:: AIM ::
Keep to the lines from the line containing "Rebuild this chart" through the line containing "import * as": copy them exactly and leave every picture out.

(Source code of charts)
++++++++++
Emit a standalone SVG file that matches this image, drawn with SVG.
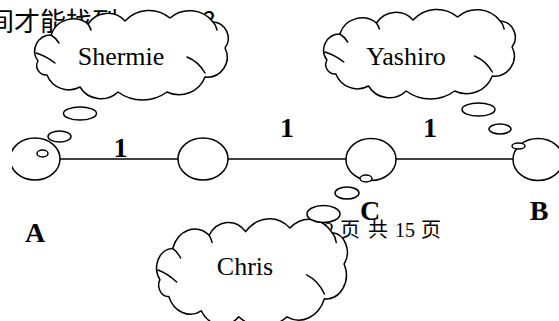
<svg xmlns="http://www.w3.org/2000/svg" xmlns:xlink="http://www.w3.org/1999/xlink" width="559" height="321" viewBox="0 0 559 321">
<style>
.ln{stroke:#000;stroke-width:1.5;fill:none}
.nd{stroke:#000;stroke-width:1.5;fill:#fff}
.cl{stroke:#000;stroke-width:1.5;fill:#fff;stroke-linejoin:round}
.ci{stroke:#000;stroke-width:1.5;fill:none;stroke-linecap:round}
.ct{font-family:"Liberation Serif","Times New Roman",serif;font-size:26px;fill:#000;text-anchor:middle}
.lb{font-family:"Liberation Serif","Times New Roman",serif;font-size:28px;font-weight:bold;fill:#000;text-anchor:middle}
.pg{font-family:"Liberation Serif","Noto Sans CJK SC",serif;font-size:20px;fill:#000}
.tp{font-family:"Noto Sans CJK SC","Liberation Sans",sans-serif;font-size:26px;fill:#000}
</style>
<defs>
<g id="cloud">
<path class="cl" vector-effect="non-scaling-stroke" d="M18,22 A23.6,23.6 0 0 1 55,11 A23.5,23.5 0 0 1 92,8 A32.6,32.6 0 0 1 137,5 A30,30 0 0 1 180,9 A16.3,16.3 0 0 1 192,35 A20,20 0 0 1 172,64 A27.8,27.8 0 0 1 134,79 A41.5,41.5 0 0 1 85,79 A24.6,24.6 0 0 1 47,74 A23.5,23.5 0 0 1 14,62 A9.4,9.4 0 0 1 5,48 A16.2,16.2 0 0 1 18,22 Z"/>
<path class="ci" vector-effect="non-scaling-stroke" d="M3,40 Q13,43 22,50 M154,44 Q166,49 172,60 M18,22 Q23,25 26,30 M55,11 Q57,14 58,17 M180,9 Q183,12 184,17"/>
</g>
<clipPath id="clipA"><rect x="12" y="130" width="60" height="60"/></clipPath>
</defs>
<rect x="0" y="0" width="559" height="321" fill="#fff"/>
<g id="page-text">
<text class="tp" x="-12" y="31">间才能找到</text>
<text class="tp" x="203" y="31" font-family="Liberation Sans,sans-serif">?</text>
<text class="pg" y="237"><tspan x="299">第</tspan> <tspan x="324">2</tspan> <tspan x="340">页</tspan> <tspan x="368">共</tspan> <tspan x="395">15</tspan> <tspan x="421">页</tspan></text>
</g>
<g id="connectors">
<line class="ln" x1="60" y1="159" x2="178" y2="159"/>
<line class="ln" x1="228" y1="159" x2="346" y2="159"/>
<line class="ln" x1="396" y1="159" x2="513" y2="159"/>
<text class="lb" x="120.5" y="157">1</text>
<text class="lb" x="287" y="137">1</text>
<text class="lb" x="430" y="137">1</text>
</g>
<g id="node-A">
<ellipse class="nd" cx="35" cy="159" rx="25" ry="21" clip-path="url(#clipA)"/>
<ellipse class="nd" cx="42.5" cy="153.5" rx="5.5" ry="3.5"/>
<text class="lb" x="35" y="242">A</text>
</g>
<g id="node-mid">
<ellipse class="nd" cx="203" cy="159" rx="25" ry="21"/>
</g>
<g id="node-C">
<ellipse class="nd" cx="371" cy="159.5" rx="25" ry="21"/>
<ellipse class="nd" cx="366" cy="178.5" rx="6" ry="3.5"/>
<text class="lb" x="370" y="220">C</text>
</g>
<g id="node-B">
<ellipse class="nd" cx="538" cy="159.5" rx="25" ry="21"/>
<ellipse class="nd" cx="518.5" cy="146" rx="6.5" ry="3"/>
<text class="lb" x="539" y="220">B</text>
</g>
<g id="bubbles">
<ellipse class="nd" cx="59.5" cy="136.5" rx="11.5" ry="5.5"/>
<ellipse class="nd" cx="80" cy="113.5" rx="16.5" ry="6.5"/>
<ellipse class="nd" cx="500" cy="129" rx="11" ry="5"/>
<ellipse class="nd" cx="478.5" cy="109.5" rx="16.5" ry="6.5"/>
<ellipse class="nd" cx="347" cy="193" rx="12" ry="6"/>
</g>
<g id="cloud-Shermie">
<use xlink:href="#cloud" transform="translate(33,13)"/>
<text class="ct" x="121" y="65">Shermie</text>
</g>
<g id="cloud-Yashiro">
<use xlink:href="#cloud" transform="translate(322,12) scale(0.99,1)"/>
<text class="ct" x="406" y="65">Yashiro</text>
</g>
<g id="cloud-Chris">
<use xlink:href="#cloud" transform="translate(155,222) scale(0.985,1.2)"/>
<text class="ct" x="245" y="275">Chris</text>
<ellipse class="nd" cx="323.5" cy="214" rx="16.5" ry="8.5"/>
</g>
</svg>
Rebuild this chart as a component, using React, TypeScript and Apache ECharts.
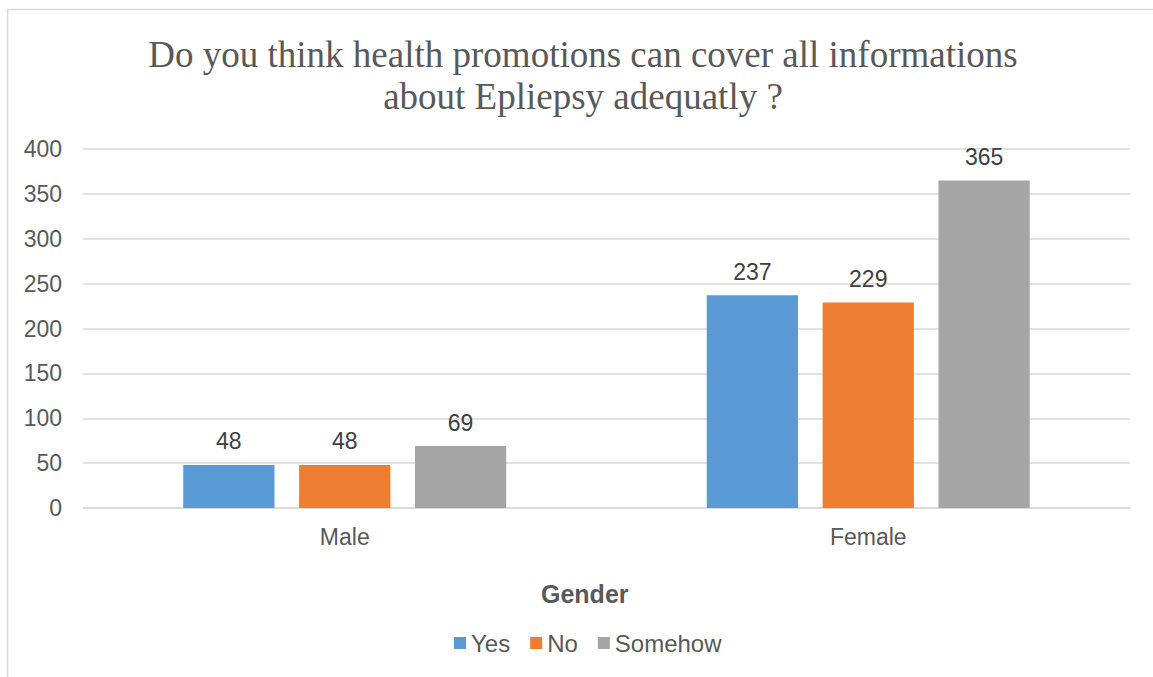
import React, { useEffect, useRef } from "react";
import * as echarts from "echarts";

const titleLines = ["Do you think health promotions can cover all informations", "about Epliepsy adequatly ?"];
const categories = ["Male", "Female"];
const seriesNames = ["Yes", "No", "Somehow"];
const yesValues = [48, 237];
const noValues = [48, 229];
const somehowValues = [69, 365];
const colors = ["#5B9BD5", "#ED7D31", "#A5A5A5"];
const axisName = "Gender";

export default function App() {
  const ref = useRef<HTMLDivElement>(null);
  useEffect(() => {
    if (!ref.current) return;
    const chart = echarts.init(ref.current, undefined, { renderer: "svg" });
    const data = [yesValues, noValues, somehowValues];
    const sans = "'Liberation Sans', Arial, sans-serif";
    chart.setOption({
      animation: false,
      backgroundColor: "#ffffff",
      title: {
        text: titleLines.join("\n"),
        left: 578,
        top: 28,
        textAlign: "center",
        textStyle: {
          fontFamily: "'Liberation Serif', 'Times New Roman', serif",
          fontSize: 37,
          fontWeight: "normal",
          color: "#595959",
          lineHeight: 42,
        },
      },
      graphic: [
        {
          type: "rect",
          shape: { x: 7.5, y: 9.5, width: 1160, height: 700 },
          style: { fill: "none", stroke: "#d9d9d9", lineWidth: 1.5 },
          silent: true,
          z: -1,
        },
        {
          type: "text",
          left: 541,
          top: 581,
          style: {
            text: axisName,
            fontFamily: sans,
            fontSize: 25,
            fontWeight: "bold",
            fill: "#595959",
          },
        },
      ],
      legend: {
        data: seriesNames,
        left: 449,
        top: 626,
        itemWidth: 12,
        itemHeight: 12,
        itemGap: 20,
        icon: "rect",
        textStyle: { fontFamily: sans, fontSize: 24, color: "#595959" },
      },
      grid: { left: 83, right: 23, top: 149, bottom: 169 },
      xAxis: {
        type: "category",
        data: categories,
        axisLine: { lineStyle: { color: "#d9d9d9", width: 1.5 } },
        axisTick: { show: false },
        axisLabel: { fontFamily: sans, fontSize: 23, color: "#595959", margin: 17 },
      },
      yAxis: {
        type: "value",
        min: 0,
        max: 400,
        interval: 50,
        axisLine: { show: false },
        axisTick: { show: false },
        splitLine: { lineStyle: { color: "#d9d9d9", width: 1.5 } },
        axisLabel: { fontFamily: sans, fontSize: 23, color: "#595959", margin: 21 },
      },
      series: seriesNames.map((name, i) => ({
        name,
        type: "bar",
        data: data[i],
        barGap: "27%",
        barCategoryGap: "38.3%",
        itemStyle: { color: colors[i] },
        label: {
          show: true,
          position: "top",
          distance: 12,
          fontFamily: sans,
          fontSize: 23,
          color: "#404040",
        },
      })),
    });
    return () => chart.dispose();
  }, []);
  return (
    <div
      ref={ref}
      style={{ position: "fixed", left: 0, top: 0, width: 1153, height: 677 }}
    />
  );
}
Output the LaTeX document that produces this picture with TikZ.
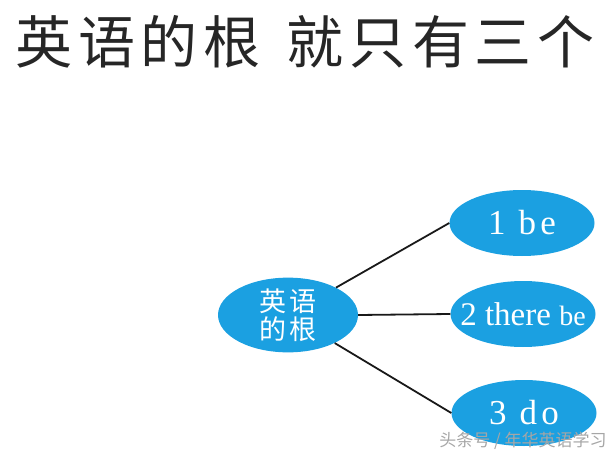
\documentclass[tikz,border=0pt]{standalone}
\usepackage{fontspec}
\usetikzlibrary{shapes.geometric}
\setmainfont{Liberation Serif}
\newfontfamily\cjk{Noto Sans CJK SC}
\newfontfamily\cjktitle[LetterSpace=10]{Noto Sans CJK SC}
\newfontfamily\latinwide[LetterSpace=12]{Liberation Serif}
\definecolor{rootblue}{RGB}{27,160,225}

\begin{document}
\begin{tikzpicture}[x=1pt, y=-1pt,
  branch/.style={ellipse, fill=rootblue, text=white, inner sep=0pt,
    minimum width=145pt, minimum height=66pt},
  link/.style={black!90, line width=1.8pt}]
  \useasboundingbox (0,0) rectangle (616,460);
  % heading
  \node[text=black!85] (title) at (305,42)
    {\cjktitle\fontsize{57}{60}\selectfont 英语的根\hspace{26pt}就只有三个};
  % the root and its three branches
  \node[branch, minimum width=140pt, minimum height=70pt, align=center,
    font={\cjktitle\fontsize{27}{28}\selectfont}] (root) at (288,315) {英语\\的根};
  \node[branch] (be) at (522,223)
    {\makebox[0pt]{\latinwide\fontsize{35}{36}\selectfont 1 be}};
  \node[branch] (there) at (523,314)
    {\makebox[0pt]{\fontsize{33}{34}\selectfont 2 there {\fontsize{28}{30}\selectfont be}}};
  \node[branch] (do) at (524,413)
    {\makebox[0pt]{\latinwide\fontsize{35}{36}\selectfont 3 do}};
  \draw[link] (root) -- (be.west);
  \draw[link] (root.east) -- (there.west);
  \draw[link] (root) -- (do.west);
  % source mark
  \node[text=black!35] (mark) at (523,441)
    {\cjk\fontsize{17}{18}\selectfont 头条号 / 年华英语学习};
\end{tikzpicture}
\end{document}
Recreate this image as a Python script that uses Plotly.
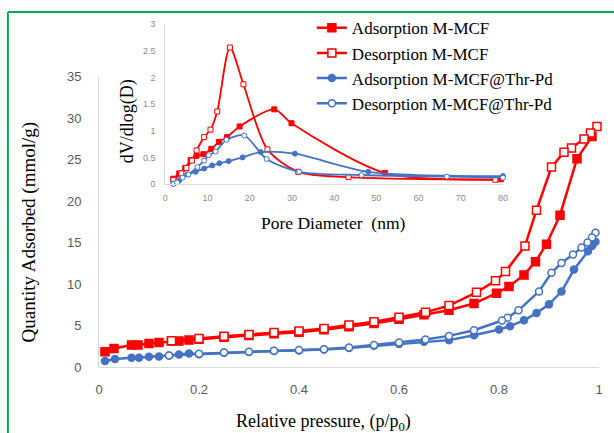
import plotly.graph_objects as go

# ---- Isotherm data: relative pressure (p/p0) vs quantity adsorbed (mmol/g) ----
p_ads_mcf = [0.012, 0.03, 0.065, 0.078, 0.10, 0.12, 0.145, 0.16, 0.18, 0.20, 0.25, 0.30, 0.35,
             0.40, 0.45, 0.50, 0.55, 0.60, 0.65, 0.70, 0.75, 0.795, 0.82, 0.85, 0.873, 0.895,
             0.922, 0.956, 0.986]
q_ads_mcf = [1.83, 2.24, 2.64, 2.64, 2.84, 2.96, 3.12, 3.12, 3.24, 3.35, 3.6, 3.8, 4.0,
             4.2, 4.5, 4.85, 5.25, 5.76, 6.3, 6.85, 7.65, 8.9, 9.7, 11.1, 12.7, 14.8,
             18.3, 25.1, 27.8]

p_des_mcf = [0.996, 0.983, 0.97, 0.945, 0.93, 0.905, 0.875, 0.852, 0.813, 0.793, 0.755, 0.70,
             0.653, 0.60, 0.55, 0.50, 0.45, 0.40, 0.35, 0.30, 0.25, 0.20, 0.145]
q_des_mcf = [29.0, 28.2, 27.5, 26.4, 25.9, 24.1, 18.9, 14.6, 11.5, 10.4, 9.0, 7.4,
             6.6, 6.0, 5.45, 5.05, 4.65, 4.35, 4.15, 3.92, 3.72, 3.44, 3.15]

p_ads_pd = [0.012, 0.032, 0.065, 0.08, 0.10, 0.12, 0.14, 0.16, 0.18, 0.20, 0.25, 0.30, 0.35,
            0.40, 0.45, 0.50, 0.55, 0.60, 0.65, 0.70, 0.75, 0.80, 0.822, 0.85, 0.875, 0.90,
            0.925, 0.95, 0.978, 0.986, 0.993]
q_ads_pd = [0.72, 0.96, 1.12, 1.12, 1.24, 1.28, 1.38, 1.52, 1.64, 1.55, 1.72, 1.8, 1.92,
            2.0, 2.12, 2.3, 2.55, 2.76, 3.04, 3.24, 3.84, 4.52, 4.92, 5.63, 6.5, 7.55,
            9.1, 11.75, 13.95, 14.6, 15.1]

p_des_pd = [0.993, 0.986, 0.977, 0.965, 0.948, 0.925, 0.905, 0.88, 0.839, 0.817, 0.806, 0.75,
            0.70, 0.653, 0.60, 0.55, 0.50, 0.45, 0.40, 0.35, 0.30, 0.25, 0.20, 0.14]
q_des_pd = [16.2, 15.6, 15.0, 14.4, 13.55, 12.55, 11.35, 9.1, 6.83, 5.95, 5.6, 4.44,
            3.75, 3.32, 2.96, 2.64, 2.36, 2.14, 2.04, 1.96, 1.84, 1.76, 1.6, 1.4]

# ---- Pore size distribution: pore diameter (nm) vs dV/dlog(D) ----
d_ads_mcf = [1.9, 3.3, 4.7, 6.0, 7.4, 9.0, 10.9, 12.7, 14.6, 17.6, 25.8, 29.9, 52.0, 79.5]
v_ads_mcf = [0.10, 0.20, 0.30, 0.45, 0.53, 0.56, 0.66, 0.79, 0.88, 1.08, 1.40, 1.14, 0.21, 0.09]

d_des_mcf = [1.9, 3.8, 5.0, 6.3, 7.4, 9.2, 10.7, 12.3, 15.3, 18.5, 24.2, 31.5, 43.4, 78.2]
v_des_mcf = [0.08, 0.20, 0.30, 0.44, 0.63, 0.88, 1.02, 1.36, 2.56, 1.87, 0.65, 0.23, 0.13, 0.08]

d_ads_pd = [1.9, 3.3, 5.2, 7.2, 9.2, 11.1, 12.8, 15.0, 18.3, 22.6, 30.7, 48.1, 80.0]
v_ads_pd = [0.01, 0.07, 0.18, 0.23, 0.29, 0.35, 0.39, 0.43, 0.50, 0.60, 0.57, 0.23, 0.15]

d_des_pd = [1.9, 2.8, 4.1, 5.5, 7.6, 9.2, 10.3, 11.9, 14.5, 18.7, 24.0, 31.7, 46.5, 66.7, 80.0]
v_des_pd = [0.0, 0.03, 0.12, 0.18, 0.32, 0.44, 0.54, 0.61, 0.83, 0.91, 0.47, 0.23, 0.17, 0.14, 0.12]

# ---- Axis ticks ----
x_ticks = [0, 0.2, 0.4, 0.6, 0.8, 1]
x_tick_text = ["0", "0.2", "0.4", "0.6", "0.8", "1"]
y_ticks = [0, 5, 10, 15, 20, 25, 30, 35]
inset_x_ticks = [0, 10, 20, 30, 40, 50, 60, 70, 80]
inset_y_ticks = [0, 0.5, 1, 1.5, 2, 2.5, 3]
inset_y_text = ["0", "0.5", "1", "1.5", "2", "2.5", "3"]

series_names = ["Adsorption M-MCF", "Desorption M-MCF",
                "Adsorption M-MCF@Thr-Pd", "Desorption M-MCF@Thr-Pd"]

RED = "#ff0000"
BLUE = "#4472c4"
SERIF = "Liberation Serif"
SANS = "Liberation Sans"

# Plot-area geometry in page pixels
LEFT, RIGHT, TOP, BOTTOM = 99, 10, 22, 66
PLOT_W = 614 - LEFT - RIGHT
PLOT_H = 433 - TOP - BOTTOM
Y0_PX = 433 - BOTTOM

fig = go.Figure()

main_styles = [
    (p_ads_mcf, q_ads_mcf, RED, "square", RED, 8),
    (p_des_mcf, q_des_mcf, RED, "square", "white", 8),
    (p_ads_pd, q_ads_pd, BLUE, "circle", BLUE, 7),
    (p_des_pd, q_des_pd, BLUE, "circle", "white", 7),
]
for name, (xs, ys, col, sym, fill, size) in zip(series_names, main_styles):
    fig.add_trace(go.Scatter(
        x=xs, y=ys, name=name, mode="lines+markers",
        line=dict(color=col, width=2.5),
        marker=dict(symbol=sym, size=size, color=fill, line=dict(color=col, width=1.5)),
        xaxis="x", yaxis="y", showlegend=True, cliponaxis=False,
    ))

inset_styles = [
    (d_ads_mcf, v_ads_mcf, RED, "square", RED),
    (d_des_mcf, v_des_mcf, RED, "square", "white"),
    (d_ads_pd, v_ads_pd, BLUE, "circle", BLUE),
    (d_des_pd, v_des_pd, BLUE, "circle", "white"),
]
for name, (xs, ys, col, sym, fill) in zip(series_names, inset_styles):
    fig.add_trace(go.Scatter(
        x=xs, y=ys, name=name, mode="lines+markers",
        line=dict(color=col, width=1.8, shape="spline", smoothing=0.8),
        marker=dict(symbol=sym, size=5, color=fill, line=dict(color=col, width=1)),
        xaxis="x2", yaxis="y2", showlegend=False, cliponaxis=False,
    ))

px_x = lambda px: (px - LEFT) / PLOT_W
px_y = lambda py: (Y0_PX - py) / PLOT_H

axis_gray = "#d9d9d9"
tick_font = dict(family=SANS, size=13, color="#595959")
inset_tick_font = dict(family=SANS, size=9, color="#8c8c8c")

fig.update_layout(
    width=614, height=433,
    margin=dict(l=LEFT, r=RIGHT, t=TOP, b=BOTTOM),
    paper_bgcolor="white", plot_bgcolor="rgba(0,0,0,0)",
    showlegend=True,
    legend=dict(x=px_x(314), y=1.04, xanchor="left", yanchor="top",
                font=dict(family=SERIF, size=17, color="black"),
                bgcolor="rgba(0,0,0,0)", tracegroupgap=0),
    xaxis=dict(domain=[0, 1], range=[0, 1], tickvals=x_ticks, ticktext=x_tick_text,
               showgrid=False, zeroline=False, showline=True, linecolor=axis_gray,
               linewidth=1, ticks="", tickfont=tick_font, ticklabelstandoff=10,
               anchor="y"),
    yaxis=dict(domain=[0, px_y(75)], range=[0, 35], tickvals=y_ticks,
               showgrid=False, zeroline=False, showline=True, linecolor=axis_gray,
               linewidth=1, ticks="", tickfont=tick_font, ticklabelstandoff=14,
               anchor="x"),
    xaxis2=dict(domain=[px_x(166), px_x(507)], range=[0, 80], tickvals=inset_x_ticks,
                showgrid=False, zeroline=False, showline=True, linecolor=axis_gray,
                linewidth=1, ticks="", tickfont=inset_tick_font, ticklabelstandoff=5,
                anchor="y2"),
    yaxis2=dict(domain=[px_y(183), 1.0], range=[0, 3], tickvals=inset_y_ticks,
                ticktext=inset_y_text,
                showgrid=False, zeroline=False, showline=True, linecolor=axis_gray,
                linewidth=1, ticks="", tickfont=inset_tick_font, ticklabelstandoff=7,
                anchor="x2"),
)

# Axis titles
fig.add_annotation(text="Relative pressure, (p/p<sub>0</sub>)", xref="paper", yref="paper",
                   x=px_x(326), y=px_y(423), xanchor="center", yanchor="middle",
                   showarrow=False, font=dict(family=SERIF, size=18, color="black"))
fig.add_annotation(text="Quantity Adsorbed (mmol/g)", xref="paper", yref="paper",
                   x=px_x(28), y=px_y(231), xanchor="center", yanchor="middle",
                   showarrow=False, textangle=-90,
                   font=dict(family=SERIF, size=19, color="black"))
fig.add_annotation(text="dV/dlog(D)", xref="paper", yref="paper",
                   x=px_x(128), y=px_y(120), xanchor="center", yanchor="middle",
                   showarrow=False, textangle=-90,
                   font=dict(family=SERIF, size=18, color="black"))
fig.add_annotation(text="Pore Diameter  (nm)", xref="paper", yref="paper",
                   x=px_x(335), y=px_y(222), xanchor="center", yanchor="middle",
                   showarrow=False, font=dict(family=SERIF, size=17.5, color="black"))

# Green frame around the chart (top and left edges fall inside the page)
fig.add_shape(type="line", xref="paper", yref="paper",
              x0=px_x(7), y0=px_y(10), x1=px_x(620), y1=px_y(10),
              line=dict(color="#00b050", width=2))
fig.add_shape(type="line", xref="paper", yref="paper",
              x0=px_x(7), y0=px_y(10), x1=px_x(7), y1=px_y(440),
              line=dict(color="#00b050", width=2))

fig.write_html("out.html")
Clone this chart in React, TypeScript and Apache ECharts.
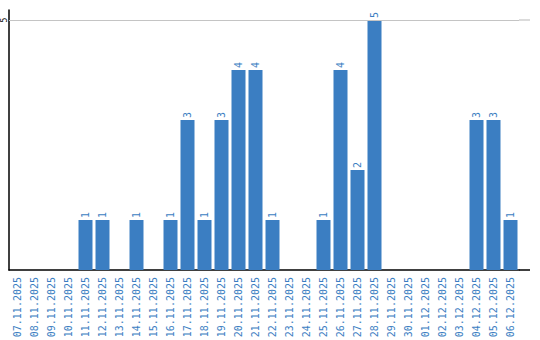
++++++++++
:: ANSWER TO THIS TASK ::
Rebuild this chart as a component, using React, TypeScript and Apache ECharts.
import React, { useEffect, useRef } from "react";
import * as echarts from "echarts";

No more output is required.